November’s elections are a distant concern for most people, notwithstanding the fascination that both the process and the outcome hold for a politically oriented minority. For the next seven weeks, this group will pay rapt attention to a small sliver of Florida’s Gulf Coast.
There, in a swing district near the middle of a swing state, we will see a preview of how this year’s congressional campaigns might play out.
But “preview” may not be the best description for the special election in Florida’s 13th congressional district. “Barometer” may be more apt. The March 11 contest between Democrat Alex Sink and Republican David Jolly might give us a good idea of how the nationwide elections would result if they were being held simultaneously. However, there will be eight months between the Florida special election, to fill the remaining term of the late Rep. C.W. Bill Young, and national balloting to determine control of the next Congress. In politics, a lot can change in eight months.

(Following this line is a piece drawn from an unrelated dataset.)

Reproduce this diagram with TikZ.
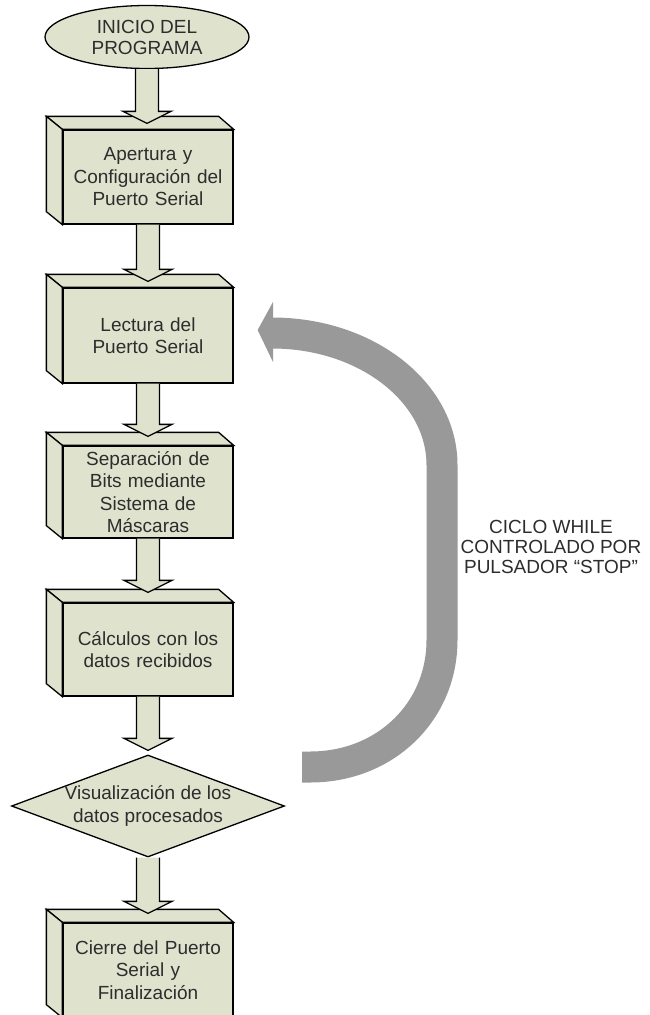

Though both parties will be watching closely, at first glance Democrats seem to have considerably more at stake than Republicans in the special election. National party leaders and allies such as EMILY’s List are, accordingly, committing more resources to help Sink take the seat.
The district and its predecessors have not failed to send a Republican to the House of Representatives in almost 60 years. Knowing that, you might wonder why Democrats are trying so hard, and why Sink - a former bank executive who narrowly lost the governor’s race to Rick Scott four years ago - is betting her political career on the 13th District.
But this is a district that broke narrowly for President Obama in his 2012 re-election bid. It has a growing share of Latino and nonwhite voters, and Sink has the advantage of being a woman who is running against a man who represents a party that has a problem with female voters. Democrats think they can win with Sink. She had no primary opponent, while Jolly had to survive a primary against two challengers. Having husbanded her resources, Sink begins the general election campaign with more than six times the cash held by her opponent.
Still, even a Democrat victory will do very little to affect control of the House. The special election only matters for the duration of the current Congress, where the GOP holds a comfortable edge. Sink would have to win again in November to make it to the next Congress, and once it convenes, the Republicans are still very likely to hold a House majority. There simply are not enough competitive races across the country for Democrats to have much of a shot at seizing control, barring a political disaster this year for the GOP.
I don’t think Democrats are counting heavily on winning House control. Why, then, are they so interested in seeing Sink defeat Jolly?
The answer lies in the Senate rather than the House, and in contests far from the cities of St. Petersburg and Sarasota, where the March race will be decided. While Sink will be running against Jolly - a former congressional staffer and Washington lobbyist whom she portrays as a handmaiden of big business - Jolly will essentially be running against Obamacare and the cast of characters responsible for it, including the president, Senate Majority Leader Harry Reid, and former House Speaker Nancy Pelosi.
This is going to be the dominant theme of Republican races all over the country. Jolly will tell voters that a vote for Sink is a vote to retain Obamacare, while a vote for him is a vote to repeal and replace it. If Sink can survive this onslaught, her win will serve as a morale boost for embattled Democrats elsewhere, especially vulnerable female Democrats in Republican-leaning states such as Louisiana and North Carolina, where Sens. Mary Landrieu and Kay Hagan, respectively, face difficult races. In politics, boosting morale means boosting fundraising, so Democrats are panting to claim an early victory in Florida.
If winning the special election is strategically valuable to Democrats, then denying Democrats that victory is strategically important to Republicans. A victory by Jolly could enhance the sense of nervousness, possibly bordering on dread, among some Democrats who fear Obamacare’s legacy. It is not yet clear that national Republicans and their supporters have fully recognized this, however.
So you might want to take a little time away from the sports pages come March, when baseball’s spring training will be in full swing in and around Florida’s 13th District. Arguably the most interesting, and certainly the most important, preseason contest in Florida will be happening at the polls rather than on the ballfields.